Insider knowledge and common pitfalls to avoid

Insider Knowledge
Cincinnati chili is not chili in the Texas or New Mexico sense. Ordering it while expecting a thick, bean-heavy bowl will confuse both you and the server. The correct entry point: a 3-way at Skyline Chili (founded 1949) or Camp Washington Chili (founded 1940), which means chili over spaghetti topped with shredded cheddar. The chili itself is thin, almost broth-like, and spiced with cinnamon, allspice, and something that tastes faintly of chocolate, a Macedonian immigrant recipe that arrived in Cincinnati in the 1920s and became entirely its own thing. A 5-way adds kidney beans and diced raw onion. Neither is wrong. The locals will tell you one is. But they disagree about which. The Kentucky side of the river, Covington and Newport, both a five-minute walk across the Roebling Bridge or the Purple People Bridge, tends to have more interesting independent restaurants than downtown Cincinnati at the moment, and accommodation that is typically less pressured to book. Devou Park in Covington, on a ridge above the river, has the most consistently wide-angle view of the Cincinnati skyline available anywhere in the metro. Come at dusk when the city goes gold. Findlay Market on Saturday morning runs outdoor vendors from roughly 8am to 1pm. But the serious local shoppers arrive by 9am and foot traffic thins noticeably after 11am. If you want the full experience, the cheese counter lines, flower vendors with their buckets of early-season blooms, the Goetta griddles going at multiple stalls, the particular smell of an old market building warming up in spring sun, arrive between 9am and 10:30am. By noon on a nice Saturday the surrounding streets are at capacity. The Cincinnati Observatory on Mt. Lookout, opened in 1843, sits on one of the higher ridges east of downtown and has a panoramic view of the metro area that remains dramatically undervisited. On a clear May afternoon, the view extends south over the Ohio River to the Kentucky hills and north across the full Cincinnati basin. The Observatory runs public stargazing nights on Fridays and Saturdays, the 11-inch refractor telescope is still in operational condition and is a genuine piece of American astronomical history. The drive from downtown takes about 20 minutes.

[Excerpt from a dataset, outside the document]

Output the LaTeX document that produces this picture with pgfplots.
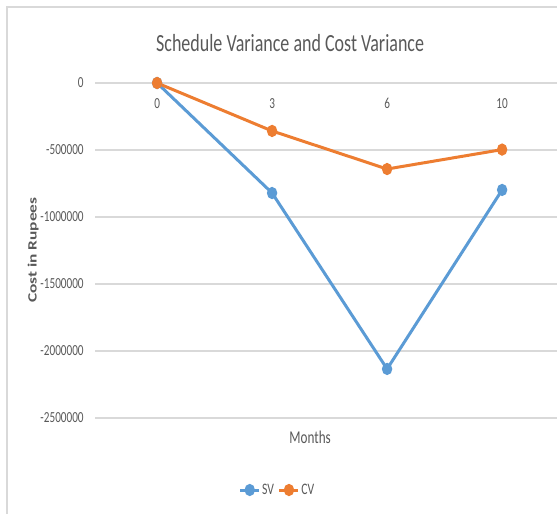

The absence of other visitors most evenings makes it feel like a private discovery.
Avoid These Mistakes
Booking travel for the first weekend of May without first checking Flying Pig Marathon dates, or arriving that weekend assuming hotel availability exists at reasonable rates. The marathon concentrates demand in a way that does not apply to any other weekend in May. Check the dates (always first weekend of May) before committing to any accommodation or transportation arrangements. Treating Cincinnati as a one-day stop between Columbus and Indianapolis without staying long enough to understand its geography. The city is built on hills and the river in a way that takes two days to begin to read correctly, the relationship between Over-the-Rhine, the downtown riverfront, Mt. Adams, Hyde Park, and the Kentucky side reveals itself over time, not in a morning. First-time visitors who rush through miss the neighborhood-level personality that makes the city interesting. Skipping the Ohio River side of the experience in favor of only the neighborhoods. Cincinnati's identity is inseparable from the river, it was built on flatboat trade, pork packing, and the north-south divide the Ohio represented both and historically. The Freedom Center, the Roebling Bridge, The Banks waterfront, and the view from Devou Park in Covington all require engaging with the river to make sense. Treat the Ohio as a destination, not a boundary you happen to be near.